In other words, whatever is causing the achievement gap is happening before 3rd grade and 6 years of school (3rd to 8th grade) only makes a small dent in that pattern.
As for what might fix it, I don't know. I do notice that there is a similar and very obvious achievement gap (28 points in 3rd grade) between those who are categorized as economically disadvantaged and those not economically disadvantaged. It's about the same gap found between those in foster care and those not in foster care. Both things suggest to me that poverty and family dysfunction has a lot to do with the achievement gap. Those problems aren't evenly divided by race. Whatever the case, messing with access to algebra was never going to fix this.
Finally, some good comments on this story.
"San Francisco took an opposite approach: If some children could not reach algebra by middle school, no one would be allowed take it." In the name of equity, can we apply this more broadly? If all kids can't dunk, no basketball team.
Another one.
This insanity is happening up in Oregon schools too. We are purposely slowing down advanced students in the name of "equity".
I can't think of a more backwards approach to education.
From a reader in San Jose:
I live in the Bay Area.

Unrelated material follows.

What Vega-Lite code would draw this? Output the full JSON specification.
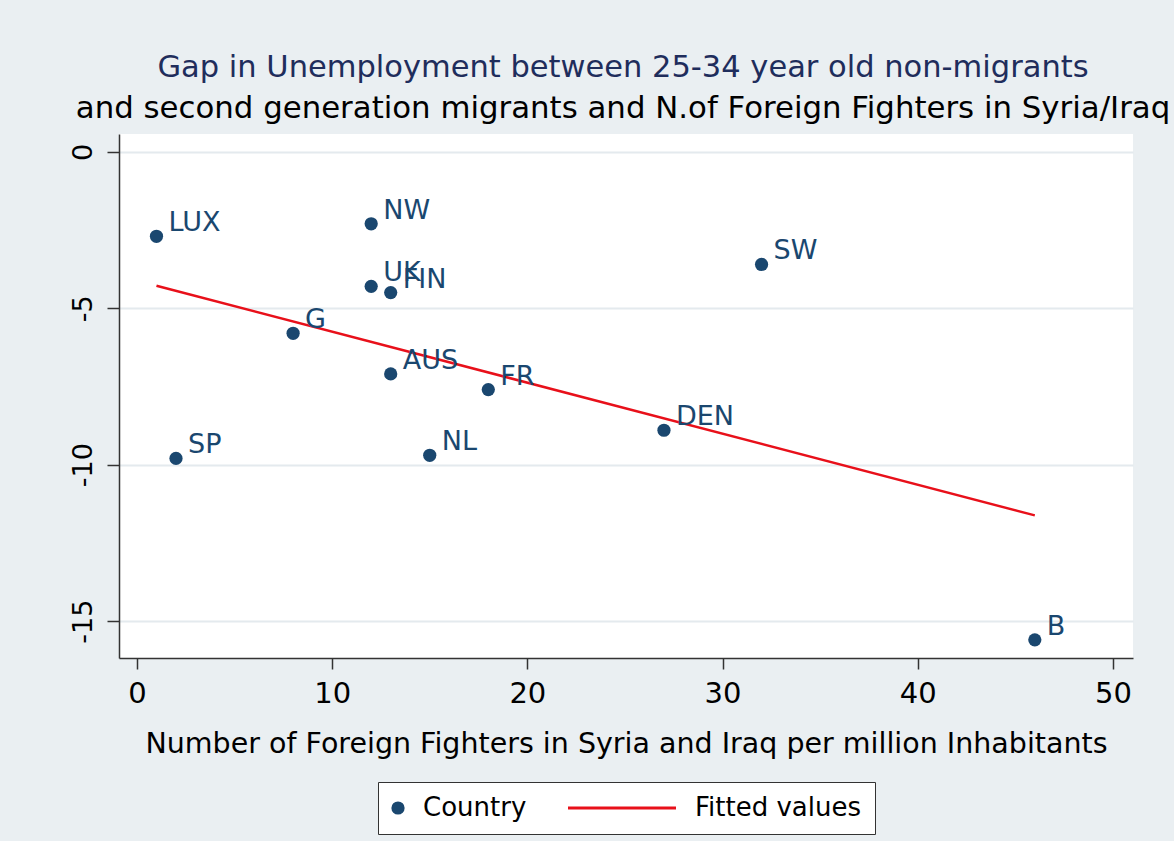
{
  "$schema": "https://vega.github.io/schema/vega-lite/v6.json",
  "width": 1014,
  "height": 524,
  "autosize": {"type": "none"},
  "padding": {"left": 119, "top": 134, "right": 41, "bottom": 183},
  "background": "#eaeff2",
  "title": {
    "text": "Gap in Unemployment between 25-34 year old non-migrants",
    "subtitle": "and second generation migrants and N.of Foreign Fighters in Syria/Iraq",
    "anchor": "middle",
    "frame": "group",
    "font": "DejaVu Sans",
    "fontSize": 30.5,
    "fontWeight": "normal",
    "color": "#1f2d5c",
    "subtitleFont": "DejaVu Sans",
    "subtitleFontSize": 30.8,
    "subtitleColor": "#000000",
    "subtitlePadding": 11,
    "offset": 10,
    "dx": -3
  },
  "config": {
    "view": {"fill": "white", "stroke": null},
    "font": "DejaVu Sans",
    "legend": {
      "orient": "none",
      "legendX": 259,
      "legendY": 648,
      "direction": "horizontal",
      "labelFont": "DejaVu Sans",
      "labelFontSize": 26,
      "labelColor": "#000000",
      "labelLimit": 400,
      "fillColor": "white",
      "strokeColor": "#333333",
      "padding": 13,
      "columnPadding": 35,
      "labelOffset": 12,
      "symbolSize": 175,
      "symbolStrokeWidth": 3,
      "symbolOpacity": 1
    }
  },
  "datasets": {
    "countries": [
      {"country": "LUX", "fighters": 1, "gap": -2.7, "series": "Country"},
      {"country": "NW", "fighters": 12, "gap": -2.3, "series": "Country"},
      {"country": "UK", "fighters": 12, "gap": -4.3, "series": "Country"},
      {"country": "FIN", "fighters": 13, "gap": -4.5, "series": "Country"},
      {"country": "SW", "fighters": 32, "gap": -3.6, "series": "Country"},
      {"country": "G", "fighters": 8, "gap": -5.8, "series": "Country"},
      {"country": "AUS", "fighters": 13, "gap": -7.1, "series": "Country"},
      {"country": "FR", "fighters": 18, "gap": -7.6, "series": "Country"},
      {"country": "DEN", "fighters": 27, "gap": -8.9, "series": "Country"},
      {"country": "SP", "fighters": 2, "gap": -9.8, "series": "Country"},
      {"country": "NL", "fighters": 15, "gap": -9.7, "series": "Country"},
      {"country": "B", "fighters": 46, "gap": -15.6, "series": "Country"}
    ],
    "fitted": [
      {"fighters": 1, "gap": -4.28, "series": "Fitted values"},
      {"fighters": 46, "gap": -11.62, "series": "Fitted values"}
    ]
  },
  "encoding": {
    "x": {
      "field": "fighters",
      "type": "quantitative",
      "scale": {"domain": [-0.92, 51.03], "nice": false, "zero": false},
      "axis": {
        "title": "Number of Foreign Fighters in Syria and Iraq per million Inhabitants",
        "values": [0, 10, 20, 30, 40, 50],
        "grid": false,
        "tickSize": 11,
        "tickColor": "#333333",
        "tickWidth": 1.5,
        "domainColor": "#333333",
        "domainWidth": 1.5,
        "labelFont": "DejaVu Sans",
        "labelFontSize": 29,
        "labelColor": "#000000",
        "labelPadding": 10,
        "labelFlush": false,
        "titleFont": "DejaVu Sans",
        "titleFontSize": 28.5,
        "titleFontWeight": "normal",
        "titleColor": "#000000",
        "titlePadding": 21
      }
    },
    "y": {
      "field": "gap",
      "type": "quantitative",
      "scale": {"domain": [-16.18, 0.57], "nice": false, "zero": false},
      "axis": {
        "title": null,
        "values": [0, -5, -10, -15],
        "labelExpr": "replace(datum.label, '\u2212', '-')",
        "grid": true,
        "gridColor": "#e4eaee",
        "gridWidth": 2,
        "tickSize": 12,
        "tickColor": "#333333",
        "tickWidth": 1.5,
        "domainColor": "#333333",
        "domainWidth": 1.5,
        "labelAngle": -90,
        "labelAlign": "center",
        "labelBaseline": "alphabetic",
        "labelFont": "DejaVu Sans",
        "labelFontSize": 27,
        "labelColor": "#000000",
        "labelPadding": 16
      }
    }
  },
  "layer": [
    {
      "data": {"name": "fitted"},
      "mark": {"type": "line", "strokeWidth": 2.5},
      "encoding": {
        "stroke": {
          "field": "series",
          "type": "nominal",
          "scale": {"domain": ["Country", "Fitted values"], "range": ["transparent", "#e8101a"]},
          "legend": {
            "title": null,
            "encode": {
              "symbols": {"update": {
                "size": {"signal": "datum.value === 'Fitted values' ? 11664 : 175"},
                "x": {"signal": "datum.value === 'Fitted values' ? 54 : 7"}
              }},
              "labels": {"update": {
                "x": {"signal": "datum.value === 'Fitted values' ? 127 : 32"}
              }}
            }
          }
        }
      }
    },
    {
      "data": {"name": "countries"},
      "mark": {"type": "point", "filled": true, "opacity": 1, "size": 175},
      "encoding": {
        "fill": {
          "field": "series",
          "type": "nominal",
          "scale": {"domain": ["Country", "Fitted values"], "range": ["#1a476f", "transparent"]},
          "legend": {
            "title": null,
            "encode": {
              "symbols": {"update": {
                "size": {"signal": "datum.value === 'Fitted values' ? 11664 : 175"},
                "x": {"signal": "datum.value === 'Fitted values' ? 54 : 7"}
              }},
              "labels": {"update": {
                "x": {"signal": "datum.value === 'Fitted values' ? 127 : 32"}
              }}
            }
          }
        },
        "shape": {
          "field": "series",
          "type": "nominal",
          "scale": {"domain": ["Country", "Fitted values"], "range": ["circle", "stroke"]},
          "legend": {
            "title": null,
            "encode": {
              "symbols": {"update": {
                "size": {"signal": "datum.value === 'Fitted values' ? 11664 : 175"},
                "x": {"signal": "datum.value === 'Fitted values' ? 54 : 7"}
              }},
              "labels": {"update": {
                "x": {"signal": "datum.value === 'Fitted values' ? 127 : 32"}
              }}
            }
          }
        }
      }
    },
    {
      "data": {"name": "countries"},
      "mark": {"type": "text", "align": "left", "baseline": "alphabetic", "dx": 12, "dy": -5, "font": "DejaVu Sans", "fontSize": 27, "color": "#1a476f"},
      "encoding": {
        "text": {"field": "country", "type": "nominal"}
      }
    }
  ]
}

My public district eliminated the opportunity to take Algebra 1 in middle school - unless families PAID for an after school math club and PAID for an online assessment at the end of 7th grade. And even then, limited opportunities because they didn’t have the funding to hire enough teachers to teach the students that did successfully finish the program. I became so frustrated I pulled my children out of public and into private schools. To where they are now given opportunities to even take Geometry in 8th grade, should they show the aptitude.
Now my money, my time and my support is nearly solely focused on their private schools. Talk about a failed ridiculous policy intended to narrow the achievement gap - it’s only widened it!!
Stop sacrificing excellence on the altar of equity.